A Secretaria Estadual de Educação destacou que as unidades escolares têm por rotina promover encontros regulares com os pais para tratar desses e outros temas relevantes que possibilitem a ordem e a segurança da comunidade escolar. Algumas delas têm ainda projetos próprios que incentivam o diálogo e o respeito dentro e fora do espaço escolar e, caso necessário, o Conselho Tutelar é acionado.
“Temos a preocupação de tentar trabalhar um clima de paz nas escolas. Trabalhamos a questão do bullying, das relações interpessoais, para que o clima na escola seja mais harmônico e a convivência seja mais saudável. Fazemos um trabalho que se chama Fórum de Práticas Restaurativas, onde construímos grupos de pessoas mais sensíveis ao diálogo para nos ajudar a prevenir conflitos”, ressaltou Heloísa Werneck, assessora técnica de Saúde e Bem-Estar da Seeduc.
Falta de segurança nos portões
Segundo os educadores, a tragédia que aconteceu na escola Tasso da Silveira, em Realengo, há quatro anos, quando um ex-aluno invadiu a escola e matou 12 crianças,pode se repetir sem dificuldade na escola República do Líbano.
“Uma vez que não há porteiro e o portão está aberto, você não tem nenhuma barreira. Na Tarso, alguns professores conseguiram salvar alunos porque as salas tinham tranca. Aqui, numa situação análoga, vai matar quem quiser, porque não há nenhuma, absolutamente nenhuma, proteção para os alunos”, afirma o professor, destacando que o corpo docente e a direção da unidade fazem o máximo que podem para garantir a segurança dos alunos.

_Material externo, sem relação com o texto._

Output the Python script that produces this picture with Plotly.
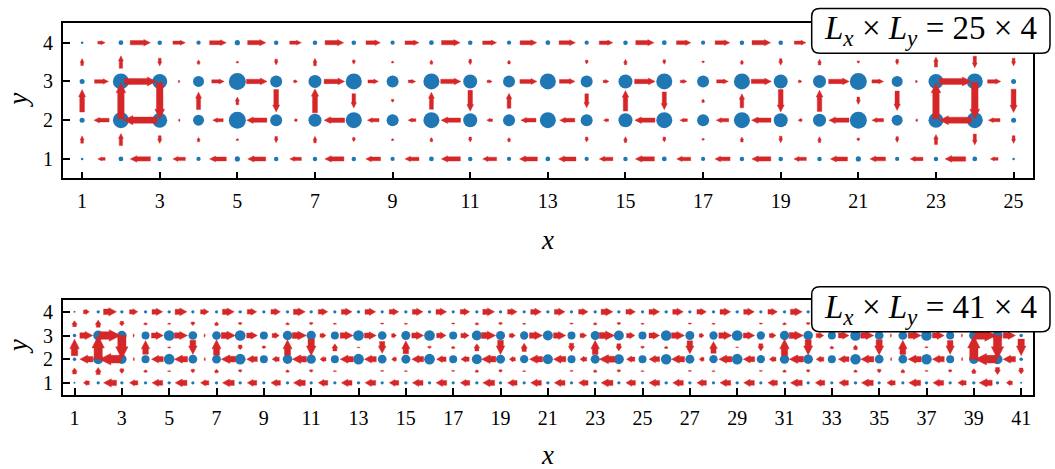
import plotly.graph_objects as go

W, H = 1055, 469

# ---------------- 25 x 4 lattice ----------------
top_Lx = 25
top_xticks = list(range(1, 26, 2))
# site marker diameters (px): rows y=2,3 share one list, rows y=1,4 share the other
top_site_inner = [5, 16, 15, 11, 17, 12, 13, 16, 12, 16, 14, 12, 16,
                  12, 14, 16, 12, 16, 14, 13, 17, 11, 15, 16, 5]
top_site_outer = [2.5, 4.8, 4.5, 4.3, 5.2, 4.5, 4.5, 4.5, 4.2, 4.8, 4.5, 4.3, 4.8,
                  4.3, 4.5, 4.8, 4.2, 4.5, 4.5, 4.5, 5.2, 4.3, 4.5, 4.8, 2.5]
# bond currents along rows (bond i joins x=i and x=i+1), positive = +x
top_h4 = [0.19, 0.52, 0.32, 0.43, 0.47, 0.30, 0.48, 0.37, 0.36, 0.48, 0.36, 0.43,
          0.42, 0.35, 0.47, 0.37, 0.38, 0.48, 0.30, 0.47, 0.43, 0.32, 0.52, 0.19]
top_h3 = [0.36, 0.82, 0.04, 0.32, 0.53, 0.10, 0.53, 0.27, 0.19, 0.52, 0.13, 0.44,
          0.40, 0.15, 0.53, 0.17, 0.30, 0.52, 0.09, 0.53, 0.30, 0.05, 0.82, 0.34]
top_h2 = [-0.39, -0.86, -0.04, -0.27, -0.52, -0.08, -0.53, -0.30, -0.20, -0.50, -0.15, -0.39,
          -0.39, -0.13, -0.52, -0.19, -0.32, -0.50, -0.10, -0.52, -0.30, -0.05, -0.82, -0.30]
top_h1 = [-0.19, -0.52, -0.32, -0.43, -0.46, -0.30, -0.49, -0.38, -0.36, -0.49, -0.36, -0.46,
          -0.45, -0.35, -0.49, -0.36, -0.39, -0.49, -0.32, -0.44, -0.40, -0.33, -0.53, -0.20]
# bond currents along columns, positive = +y
top_v34 = [0.18, 0.32, -0.20, 0.11, 0.05, -0.15, 0.19, -0.11, 0.05, 0.11, -0.14, 0.10, 0.0,
           -0.10, 0.14, -0.12, -0.05, 0.11, -0.17, 0.15, -0.06, -0.14, 0.26, -0.30, -0.20]
top_v23 = [0.58, 0.92, -0.94, 0.45, 0.20, -0.58, 0.62, -0.37, -0.08, 0.44, -0.54, 0.39, 0.0,
           -0.36, 0.53, -0.46, 0.09, 0.36, -0.58, 0.55, -0.19, -0.50, 0.92, -0.94, -0.60]
top_v12 = [0.19, 0.31, -0.20, 0.11, 0.05, -0.16, 0.17, -0.11, 0.05, 0.11, -0.13, 0.11, 0.0,
           -0.13, 0.15, -0.13, -0.05, 0.13, -0.17, 0.15, -0.08, -0.15, 0.26, -0.28, -0.20]

# ---------------- 41 x 4 lattice ----------------
bot_Lx = 41
bot_xticks = list(range(1, 42, 2))
bot_site_inner = [3.5, 10, 9.5, 8, 10.7, 8.7, 8.7, 10.7, 8, 9.5, 9.3, 8, 10.7, 8.7, 9, 10.7,
                  8, 10, 9, 8.3, 10, 8, 9, 10, 8, 10.5, 9, 8.3, 10.7, 8.3, 9.3, 9.5, 8,
                  10.5, 8.7, 8.7, 10.5, 8, 9.5, 10, 3.5]
bot_site_outer = [2, 3.3, 3.3, 3.2, 3.4, 3.2, 3.2, 3.4, 3.2, 3.3, 3.3, 3.2, 3.4, 3.2, 3.3, 3.4,
                  3.2, 3.3, 3.3, 3.2, 3.3, 3.2, 3.3, 3.3, 3.2, 3.4, 3.3, 3.2, 3.4, 3.2, 3.3,
                  3.3, 3.2, 3.4, 3.2, 3.2, 3.4, 3.2, 3.3, 3.3, 2]
bot_h4 = [0.25, 0.55, 0.35, 0.45, 0.50, 0.35, 0.50, 0.40, 0.40, 0.50, 0.40, 0.45, 0.45, 0.40,
          0.45, 0.45, 0.40, 0.50, 0.40, 0.45, 0.45, 0.40, 0.50, 0.40, 0.45, 0.45, 0.40, 0.45,
          0.45, 0.40, 0.50, 0.40, 0.40, 0.50, 0.35, 0.50, 0.45, 0.35, 0.55, 0.25]
bot_h3 = [0.55, 0.90, 0.05, 0.50, 0.55, 0.05, 0.60, 0.45, 0.30, 0.60, 0.25, 0.55, 0.50, 0.20,
          0.50, 0.40, 0.35, 0.60, 0.25, 0.55, 0.52, 0.28, 0.65, 0.35, 0.45, 0.55, 0.20, 0.55,
          0.48, 0.28, 0.60, 0.32, 0.45, 0.55, 0.05, 0.55, 0.50, 0.05, 0.90, 0.52]
bot_h2 = [-0.55, -0.90, -0.05, -0.50, -0.55, -0.05, -0.60, -0.45, -0.30, -0.60, -0.25, -0.55,
          -0.50, -0.20, -0.50, -0.40, -0.35, -0.60, -0.25, -0.55, -0.52, -0.28, -0.65, -0.35,
          -0.45, -0.55, -0.20, -0.55, -0.48, -0.28, -0.60, -0.32, -0.45, -0.55, -0.05, -0.55,
          -0.50, -0.05, -0.90, -0.52]
bot_h1 = [-0.25, -0.55, -0.35, -0.45, -0.50, -0.35, -0.50, -0.40, -0.40, -0.50, -0.40, -0.45,
          -0.45, -0.40, -0.45, -0.45, -0.40, -0.50, -0.40, -0.45, -0.45, -0.40, -0.50, -0.40,
          -0.45, -0.45, -0.40, -0.45, -0.45, -0.40, -0.50, -0.40, -0.40, -0.50, -0.35, -0.50,
          -0.45, -0.35, -0.55, -0.25]
bot_v34 = [0.25, 0.30, -0.20, 0.10, 0.05, -0.15, 0.15, -0.10, 0.0, 0.10, -0.10, 0.05, 0.0,
           -0.05, 0.05, 0.0, -0.05, 0.10, -0.10, 0.05, 0.0, -0.05, 0.10, -0.10, 0.05, 0.0,
           -0.05, 0.05, 0.0, -0.05, 0.10, -0.10, 0.0, 0.10, -0.15, 0.15, -0.05, -0.10, 0.20,
           -0.30, -0.25]
bot_v23 = [0.70, 1.00, -1.00, 0.58, 0.05, -0.60, 0.65, -0.20, -0.12, 0.65, -0.70, 0.30, 0.03,
           -0.50, 0.55, -0.10, 0.10, 0.30, -0.60, 0.35, 0.0, -0.35, 0.60, -0.30, -0.10, 0.10,
           -0.55, 0.50, -0.03, -0.30, 0.70, -0.65, 0.12, 0.20, -0.65, 0.60, -0.05, -0.58,
           1.00, -1.00, -0.70]
bot_v12 = [0.25, 0.30, -0.20, 0.10, 0.05, -0.15, 0.15, -0.10, 0.0, 0.10, -0.10, 0.05, 0.0,
           -0.05, 0.05, 0.0, -0.05, 0.10, -0.10, 0.05, 0.0, -0.05, 0.10, -0.10, 0.05, 0.0,
           -0.05, 0.05, 0.0, -0.05, 0.10, -0.10, 0.0, 0.10, -0.15, 0.15, -0.05, -0.10, 0.20,
           -0.30, -0.25]

BLUE = "#1f77b4"
RED = "#d62728"
SERIF = "Liberation Serif"

# axes boxes in pixels: (left, top, right, bottom)
top_box = (62.7, 23.3, 1033.0, 178.3)
bot_box = (62.7, 300.0, 1033.0, 394.7)


def px_per_unit(box, lx):
    return (box[2] - box[0]) / lx


def arrow_polys(bonds, ppu, wscale):
    """bonds: list of (cx, cy, ux, uy, value). Returns x, y lists of closed polygons."""
    xs, ys = [], []
    for cx, cy, ux, uy, val in bonds:
        L = abs(val)
        if L < 0.015:
            continue
        if val < 0:
            ux, uy = -ux, -uy
        w = wscale * (1.7 + 5.2 * L) / ppu
        hw = 1.5 * w
        hl = min(1.5 * w, 0.6 * L)
        pxn, pyn = -uy, ux
        tx, ty = cx - ux * L / 2, cy - uy * L / 2
        hx, hy = cx + ux * L / 2, cy + uy * L / 2
        bx, by = hx - ux * hl, hy - uy * hl
        pts = [
            (tx + pxn * w / 2, ty + pyn * w / 2),
            (bx + pxn * w / 2, by + pyn * w / 2),
            (bx + pxn * hw / 2, by + pyn * hw / 2),
            (hx, hy),
            (bx - pxn * hw / 2, by - pyn * hw / 2),
            (bx - pxn * w / 2, by - pyn * w / 2),
            (tx - pxn * w / 2, ty - pyn * w / 2),
            (tx + pxn * w / 2, ty + pyn * w / 2),
        ]
        for p in pts:
            xs.append(p[0])
            ys.append(p[1])
        xs.append(None)
        ys.append(None)
    return xs, ys


def lattice_traces(inner, outer, h_rows, v_cols, ppu, wscale, xa, ya):
    sx, sy, ss = [], [], []
    for y, sizes in ((1, outer), (2, inner), (3, inner), (4, outer)):
        for i, s in enumerate(sizes):
            sx.append(i + 1)
            sy.append(y)
            ss.append(s)
    sites = go.Scatter(x=sx, y=sy, mode="markers", xaxis=xa, yaxis=ya,
                       marker=dict(size=ss, color=BLUE, opacity=1, line=dict(width=0)),
                       hoverinfo="skip", showlegend=False)
    bonds = []
    for y, row in h_rows:
        for i, v in enumerate(row):
            bonds.append((i + 1.5, y, 1.0, 0.0, v))
    for y0, col in v_cols:
        for i, v in enumerate(col):
            bonds.append((i + 1, y0 + 0.5, 0.0, 1.0, v))
    ax_, ay_ = arrow_polys(bonds, ppu, wscale)
    arrows = go.Scatter(x=ax_, y=ay_, mode="lines", fill="toself", fillcolor=RED,
                        line=dict(width=0.4, color=RED), xaxis=xa, yaxis=ya,
                        hoverinfo="skip", showlegend=False)
    return [sites, arrows]


fig = go.Figure()
for tr in lattice_traces(top_site_inner, top_site_outer,
                         [(4, top_h4), (3, top_h3), (2, top_h2), (1, top_h1)],
                         [(3, top_v34), (2, top_v23), (1, top_v12)],
                         px_per_unit(top_box, top_Lx), 1.0, "x", "y"):
    fig.add_trace(tr)
for tr in lattice_traces(bot_site_inner, bot_site_outer,
                         [(4, bot_h4), (3, bot_h3), (2, bot_h2), (1, bot_h1)],
                         [(3, bot_v34), (2, bot_v23), (1, bot_v12)],
                         px_per_unit(bot_box, bot_Lx), 1.2, "x2", "y2"):
    fig.add_trace(tr)


def xdom(box):
    return [box[0] / W, box[2] / W]


def ydom(box):
    return [1 - box[3] / H, 1 - box[1] / H]


axis_style = dict(showline=True, linecolor="black", linewidth=1.6, mirror=True,
                  ticks="inside", ticklen=7, tickwidth=1.5, tickcolor="black",
                  showgrid=False, zeroline=False, ticklabelstandoff=4,
                  tickfont=dict(family=SERIF, size=20, color="black"))

fig.update_layout(
    width=W, height=H, margin=dict(l=0, r=0, t=0, b=0),
    paper_bgcolor="white", plot_bgcolor="white",
    xaxis=dict(domain=xdom(top_box), range=[0.5, top_Lx + 0.5], tickvals=top_xticks,
               anchor="y", **axis_style),
    yaxis=dict(domain=ydom(top_box), range=[0.5, 4.5], tickvals=[1, 2, 3, 4],
               anchor="x", **axis_style),
    xaxis2=dict(domain=xdom(bot_box), range=[0.5, bot_Lx + 0.5], tickvals=bot_xticks,
                anchor="y2", **axis_style),
    yaxis2=dict(domain=ydom(bot_box), range=[0.5, 4.5], tickvals=[1, 2, 3, 4],
                anchor="x2", **axis_style),
)


def rounded_box_path(x0, y0, x1, y1, r):
    def P(px, py):
        return f"{px / W:.5f},{1 - py / H:.5f}"
    return (f"M {P(x0 + r, y0)} L {P(x1 - r, y0)} Q {P(x1, y0)} {P(x1, y0 + r)} "
            f"L {P(x1, y1 - r)} Q {P(x1, y1)} {P(x1 - r, y1)} "
            f"L {P(x0 + r, y1)} Q {P(x0, y1)} {P(x0, y1 - r)} "
            f"L {P(x0, y0 + r)} Q {P(x0, y0)} {P(x0 + r, y0)} Z")


labels = [
    (top_Lx, (811.7, 8.5, 1050.0, 53.3)),
    (bot_Lx, (811.7, 286.7, 1050.0, 331.7)),
]
for lx, (x0, y0, x1, y1) in labels:
    fig.add_shape(type="path", path=rounded_box_path(x0, y0, x1, y1, 8),
                  xref="paper", yref="paper", fillcolor="white",
                  line=dict(color="black", width=1.5), layer="above")
    fig.add_annotation(
        x=(x0 + x1) / 2 / W, y=1 - (y0 + y1) / 2 / H, xref="paper", yref="paper",
        text=f"<i>L</i><sub><i>x</i></sub> × <i>L</i><sub><i>y</i></sub> = {lx} × 4",
        showarrow=False, font=dict(family=SERIF, size=33, color="black"),
        xanchor="center", yanchor="middle")

# axis titles
for box, xy in ((top_box, 240), (bot_box, 455)):
    fig.add_annotation(x=(box[0] + box[2]) / 2 / W, y=1 - xy / H, xref="paper", yref="paper",
                       text="<i>x</i>", showarrow=False,
                       font=dict(family=SERIF, size=27, color="black"),
                       xanchor="center", yanchor="middle")
    fig.add_annotation(x=18 / W, y=1 - (box[1] + box[3]) / 2 / H, xref="paper", yref="paper",
                       text="<i>y</i>", showarrow=False, textangle=-90,
                       font=dict(family=SERIF, size=27, color="black"),
                       xanchor="center", yanchor="middle")

fig.write_html("out.html")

Segundo Adriana Silveira, de 43 anos, mãe de uma das crianças mortas na tragédia e presidente da Associação “Os Anjos de Realengo”, pouca coisa mudou desde a morte das crianças dentro da unidade escolar.

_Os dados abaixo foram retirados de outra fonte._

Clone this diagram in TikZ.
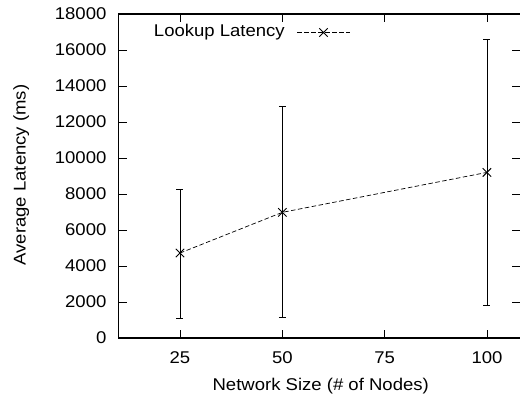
\documentclass[tikz,border=0pt]{standalone}
\usepackage{fontspec}
\setmainfont{Liberation Sans}[FakeStretch=1.09]
\usetikzlibrary{shapes.misc}

\begin{document}
\begin{tikzpicture}[
  x=1pt, y=1pt,
  axisline/.style={draw=black, line width=1.2pt, line join=miter},
  tickline/.style={draw=black, line width=0.8pt},
  errbar/.style={draw=black, line width=0.8pt},
  meanline/.style={draw=black, line width=0.7pt, dash pattern=on 4.5pt off 2.5pt},
  xmark/.style={draw=black, line width=0.9pt, cross out, inner sep=0pt,
                minimum size=7.5pt},
  lbl/.style={inner sep=0pt, font=\fontsize{17}{19}\selectfont},
]

\useasboundingbox (0,0) rectangle (520,397);

% x in nodes, y in thousands of ms
\pgfmathsetmacro{\xu}{4.093}
\pgfmathsetmacro{\yu}{18}
\pgfmathsetmacro{\xR}{108.05}

\begin{scope}[x=\xu pt, y=\yu pt, shift={(77.67pt,59pt)}]

% ---- (1) frame (right side runs off the page) -------------------
\draw[axisline] (\xR,18) -- (10,18) -- (10,0) -- (\xR,0);

% ---- (2) y ticks + labels ---------------------------------------
\foreach \v/\lbl in {0/0,2/2000,4/4000,6/6000,8/8000,10/10000,
                     12/12000,14/14000,16/16000,18/18000}{%
  \draw[tickline] (10,\v) -- ++(8pt,0);
  \draw[tickline] (\xR,\v) -- ++(-8pt,0);
  \node[lbl, anchor=east] (ylbl\v) at ([xshift=-12pt]10,\v) {\lbl};
}

% ---- (3) x ticks + labels ---------------------------------------
\foreach \x in {25,50,75,100}{%
  \draw[tickline] (\x,0) -- ++(0,8pt);
  \draw[tickline] (\x,18) -- ++(0,-8pt);
  \node[lbl, anchor=base] (xlbl\x) at ([yshift=-25pt]\x,0) {\x};
}

% ---- (4) error bars ---------------------------------------------
\foreach \x/\m/\lo/\hi in {25/4.72/1.09/8.28,
                           50/6.98/1.15/12.85,
                           100/9.20/1.80/16.60}{%
  \coordinate (lo\x) at (\x,\lo);
  \coordinate (hi\x) at (\x,\hi);
  \coordinate (p\x)  at (\x,\m);
  \draw[errbar] (lo\x) -- (hi\x);
  \draw[errbar] ([xshift=-3.5pt]lo\x) -- ([xshift=3.5pt]lo\x);
  \draw[errbar] ([xshift=-3.5pt]hi\x) -- ([xshift=3.5pt]hi\x);
}

% ---- (5) mean latency -------------------------------------------
\draw[meanline] (p25) -- (p50) -- (p100);
\foreach \x in {25,50,100}{%
  \node[xmark] (m\x) at (p\x) {};
}

\end{scope}

% ---- (6) key ----------------------------------------------------
\node[lbl, anchor=base east] (keytxt) at (285,360) {Lookup Latency};
\coordinate (keyA) at (297.3,364.5);
\coordinate (keyB) at (350,364.5);
\draw[meanline] (keyA) -- (keyB);
\node[xmark] (keymark) at (323.5,364.5) {};

% ---- (7) axis titles --------------------------------------------
\node[lbl, anchor=base] (xtitle) at (320.7,7) {Network Size (\# of Nodes)};
\node[lbl, anchor=base, rotate=90] (ytitle) at (25.5,222)
     {Average Latency (ms)};

\end{tikzpicture}
\end{document}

“A violência está muito grande nas escolas. Na verdade, nada mudou. As escolas não têm segurança alguma. Se continuar como está, daqui a pouco os pais não vão querer colocar os filhos na escola. Não podemos colocar nossos filhos na escola e ter a incerteza de que vamos voltar e podemos encontrá-los mortos”, afirmou Adriana, que hoje preside o grupo formado por cerca de 200 pessoas que luta por mais segurança nas escolas.
Para o Sindicato dos Professores do Rio de Janeiro (Sepe), a necessidade de concurso público para o cargo de porteiro é essencial para garantir a segurança nas escolas. “Não é uma atribuição de qualquer um abrir o portão de uma unidade escolar. Isso envolve a segurança das crianças. Queremos uma escola que possa garantir para os nossos filhos e nossos alunos uma formação plena em todos os seus aspectos, que ele se sinta seguro, tranquilo e que tenha condições objetivas de alcançar sua aprendizagem”, garante Susana Gutierrez, diretora do Sepe.
De acordo com a Secretaria Municipal de Educação, após término do contrato com a empresa que prestava serviço de vigia nas escolas, a prefeitura deu autonomia para cada unidade definir qual esquema seria utilizado nas portarias e sugeriu que fossem colocados funcionários readaptados – aqueles que não podem exercer sua função anterior – nos portões.